BATHURST, Australia (AP) — Lightning cracked as Jacob Kiplimo was finishing off his win in the cross-country world championships, waving his arms to celebrate as he strode the last steps of a downhill run to the line that had claimed a major casualty in the women’s race earlier Saturday.
Letesenbet Gidey was leading the women’s race on the same stretch of grass when she turned her head slightly to get a glimpse at fast-finishing Beatrice Chebet, tripped on a mound and stumbled to the ground as the Kenyan ran past her a memorable win.
Chebet won in the 10-kilometer race in 33 minutes and 48 seconds and, making matters worse for Gidey as she sat on the ground, her back to the finish, Tsigie Gebreselama took second place in 33:56 and Agnes Jebet Ngetich finished third in 34:00.
Gidey, helped off the ground by a man carrying an Ethiopian flag who was quickly waved off the course by a team official, crossed the finish line in fourth place but was later disqualified.
“I didn’t expect to win, but I hung in,” said Chebet, who closed a 20-meter gap with a late burst of speed that put pressure on a fatiguing Gidey. “I saw that toward the finish Gidey was a bit slower and I ran hard and I won.”
Gidey holds the world records in the 5,000- and 10,000-meters on the track and also in the half-marathon and won the 10,000 at the track and field world championships last year.
She was so close to being the first Ethiopian woman since 2008 to win the world cross-country title, but instead Chebet, the Diamond League 5,000-meter champion, extended Kenya’s dominance of the race by picking up her first senior cross-country championship.
The men’s race started immediately after the women’s event, 20 minutes ahead of schedule because organizers were worried about thunder storms approaching the course at Mount Panorama, the annual venue for Australia’s premier touring car race.

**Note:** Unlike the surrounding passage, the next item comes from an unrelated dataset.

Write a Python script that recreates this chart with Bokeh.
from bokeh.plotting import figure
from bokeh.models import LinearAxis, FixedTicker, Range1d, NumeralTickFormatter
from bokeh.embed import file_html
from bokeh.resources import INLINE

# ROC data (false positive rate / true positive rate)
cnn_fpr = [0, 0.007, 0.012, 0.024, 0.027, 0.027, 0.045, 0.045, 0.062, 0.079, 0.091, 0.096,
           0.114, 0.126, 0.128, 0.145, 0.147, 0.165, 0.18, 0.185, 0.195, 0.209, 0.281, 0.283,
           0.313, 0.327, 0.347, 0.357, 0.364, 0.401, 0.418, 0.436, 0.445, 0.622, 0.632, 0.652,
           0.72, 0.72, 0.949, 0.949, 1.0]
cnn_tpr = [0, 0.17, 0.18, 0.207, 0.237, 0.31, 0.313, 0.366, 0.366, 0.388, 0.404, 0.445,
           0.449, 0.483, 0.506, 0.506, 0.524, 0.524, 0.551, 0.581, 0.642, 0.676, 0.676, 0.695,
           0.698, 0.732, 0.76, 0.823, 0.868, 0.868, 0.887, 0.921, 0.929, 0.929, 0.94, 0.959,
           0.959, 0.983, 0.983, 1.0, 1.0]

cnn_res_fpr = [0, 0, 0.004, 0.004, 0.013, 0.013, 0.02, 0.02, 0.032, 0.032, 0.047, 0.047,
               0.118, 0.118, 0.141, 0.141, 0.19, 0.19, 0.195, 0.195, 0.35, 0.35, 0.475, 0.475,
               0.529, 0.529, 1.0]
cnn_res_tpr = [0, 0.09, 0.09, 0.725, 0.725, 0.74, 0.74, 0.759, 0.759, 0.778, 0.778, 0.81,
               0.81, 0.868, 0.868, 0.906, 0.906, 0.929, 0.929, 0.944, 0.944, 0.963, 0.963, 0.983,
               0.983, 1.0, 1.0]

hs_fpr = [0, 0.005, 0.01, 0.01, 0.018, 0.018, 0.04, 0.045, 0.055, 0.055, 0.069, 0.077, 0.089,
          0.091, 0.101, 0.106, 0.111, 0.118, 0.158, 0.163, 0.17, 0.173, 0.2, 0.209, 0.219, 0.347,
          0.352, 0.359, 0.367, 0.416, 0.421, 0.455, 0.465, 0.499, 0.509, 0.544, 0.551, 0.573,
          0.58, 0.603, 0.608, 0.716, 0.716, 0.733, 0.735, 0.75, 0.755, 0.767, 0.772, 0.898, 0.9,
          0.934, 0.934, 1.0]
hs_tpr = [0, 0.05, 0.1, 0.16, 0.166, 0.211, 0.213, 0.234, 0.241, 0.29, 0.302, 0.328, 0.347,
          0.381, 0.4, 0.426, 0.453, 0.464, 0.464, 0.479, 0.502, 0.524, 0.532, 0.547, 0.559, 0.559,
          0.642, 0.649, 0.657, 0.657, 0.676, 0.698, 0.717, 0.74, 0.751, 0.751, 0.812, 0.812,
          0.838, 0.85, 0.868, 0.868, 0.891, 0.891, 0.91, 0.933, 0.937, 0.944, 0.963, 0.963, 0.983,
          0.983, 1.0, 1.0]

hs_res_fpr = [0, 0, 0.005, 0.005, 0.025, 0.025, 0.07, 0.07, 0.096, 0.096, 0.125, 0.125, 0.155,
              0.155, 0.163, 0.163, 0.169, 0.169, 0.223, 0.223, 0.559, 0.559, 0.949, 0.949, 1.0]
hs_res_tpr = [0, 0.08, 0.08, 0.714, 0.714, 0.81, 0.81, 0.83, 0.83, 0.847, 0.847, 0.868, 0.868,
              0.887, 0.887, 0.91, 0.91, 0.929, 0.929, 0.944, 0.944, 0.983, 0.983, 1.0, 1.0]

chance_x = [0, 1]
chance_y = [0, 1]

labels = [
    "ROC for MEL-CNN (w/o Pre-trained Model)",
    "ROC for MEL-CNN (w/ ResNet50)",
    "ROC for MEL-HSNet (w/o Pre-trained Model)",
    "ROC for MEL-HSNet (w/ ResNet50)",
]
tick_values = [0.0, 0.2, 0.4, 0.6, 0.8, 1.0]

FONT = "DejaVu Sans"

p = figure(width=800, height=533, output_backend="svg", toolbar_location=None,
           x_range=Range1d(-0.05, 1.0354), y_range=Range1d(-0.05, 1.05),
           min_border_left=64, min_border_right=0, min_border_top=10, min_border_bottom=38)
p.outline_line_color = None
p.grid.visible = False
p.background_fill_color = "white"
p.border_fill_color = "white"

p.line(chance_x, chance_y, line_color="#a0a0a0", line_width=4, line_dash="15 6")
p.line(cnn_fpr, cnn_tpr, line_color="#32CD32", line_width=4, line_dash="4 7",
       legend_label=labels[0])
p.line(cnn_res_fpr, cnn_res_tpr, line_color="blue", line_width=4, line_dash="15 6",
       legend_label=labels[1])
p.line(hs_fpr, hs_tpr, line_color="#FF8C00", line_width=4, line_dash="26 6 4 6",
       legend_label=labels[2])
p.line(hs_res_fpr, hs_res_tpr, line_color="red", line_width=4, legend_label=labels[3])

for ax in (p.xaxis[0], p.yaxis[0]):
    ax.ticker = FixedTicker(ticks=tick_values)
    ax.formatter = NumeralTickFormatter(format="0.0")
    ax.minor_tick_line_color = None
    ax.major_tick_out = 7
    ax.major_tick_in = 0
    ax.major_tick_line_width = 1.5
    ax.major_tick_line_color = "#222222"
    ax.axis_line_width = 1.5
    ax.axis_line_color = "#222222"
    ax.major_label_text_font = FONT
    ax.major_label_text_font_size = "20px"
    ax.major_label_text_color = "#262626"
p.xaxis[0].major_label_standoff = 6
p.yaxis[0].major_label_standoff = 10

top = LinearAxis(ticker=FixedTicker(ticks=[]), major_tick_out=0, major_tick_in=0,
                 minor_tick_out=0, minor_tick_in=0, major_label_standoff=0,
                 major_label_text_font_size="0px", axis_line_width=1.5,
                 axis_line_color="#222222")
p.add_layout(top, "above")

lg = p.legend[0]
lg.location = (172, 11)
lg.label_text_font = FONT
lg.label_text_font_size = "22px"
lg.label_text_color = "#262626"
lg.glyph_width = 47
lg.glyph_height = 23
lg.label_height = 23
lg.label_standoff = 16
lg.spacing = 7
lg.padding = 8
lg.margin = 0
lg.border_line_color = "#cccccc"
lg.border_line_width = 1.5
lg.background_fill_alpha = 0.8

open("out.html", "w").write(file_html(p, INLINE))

The men’s 10K race was a tight contest until a four-man group surged with one 2-kilometer lap to go on the hilly, challenging course, with the temperature dropping quickly and the wind picking up.
All three medalists from the 2019 world championships were in contention, with defending champion Joshua Cheptegei leading with only a half-lap to go, jostling with fellow Ugandan Kiplimo, runner-up at the last worlds, and Kenya’s two-time champion Geoffrey Kamworor.
Kiplimo timed his kick to perfection, finishing in 29:17 to win from Ethiopia’s Berihu Aregawi in 29:26 and Cheptegei holding off Kamworor for the bronze in 29:37.
“I think my tactics were the best,” Kiplimo said. “I want to win another gold medal for my country. That’s my mission.”
The course featured tight turns, undulations and steep inclines, as well as a muddy pit in a section called the Billabong that made conditions slippery.
Aregawi said the course had its challenges, but so did the weather in this rural city about a three-hour drive west of Sydney.
“In the first lap it was hot and then it changed to windy and it changed our position within the race, but the weather conditions were still extremely difficult,” he said. “This championship is very difficult and very tough, but the Olympics and world championships prior have helped push me, and now I am really pleased.”
Kenya won the mixed team relay in 23 minutes 14 seconds in the afternoon when temperatures hit 35 Celsius (95 Fahrenheit), finishing seven seconds clear of second-place Ethiopia and 12 ahead of bronze medalist Australia. South Africa just missed out on the medals, with two-time Olympic 800-meter champion Caster Semenya running the anchor leg to place fourth.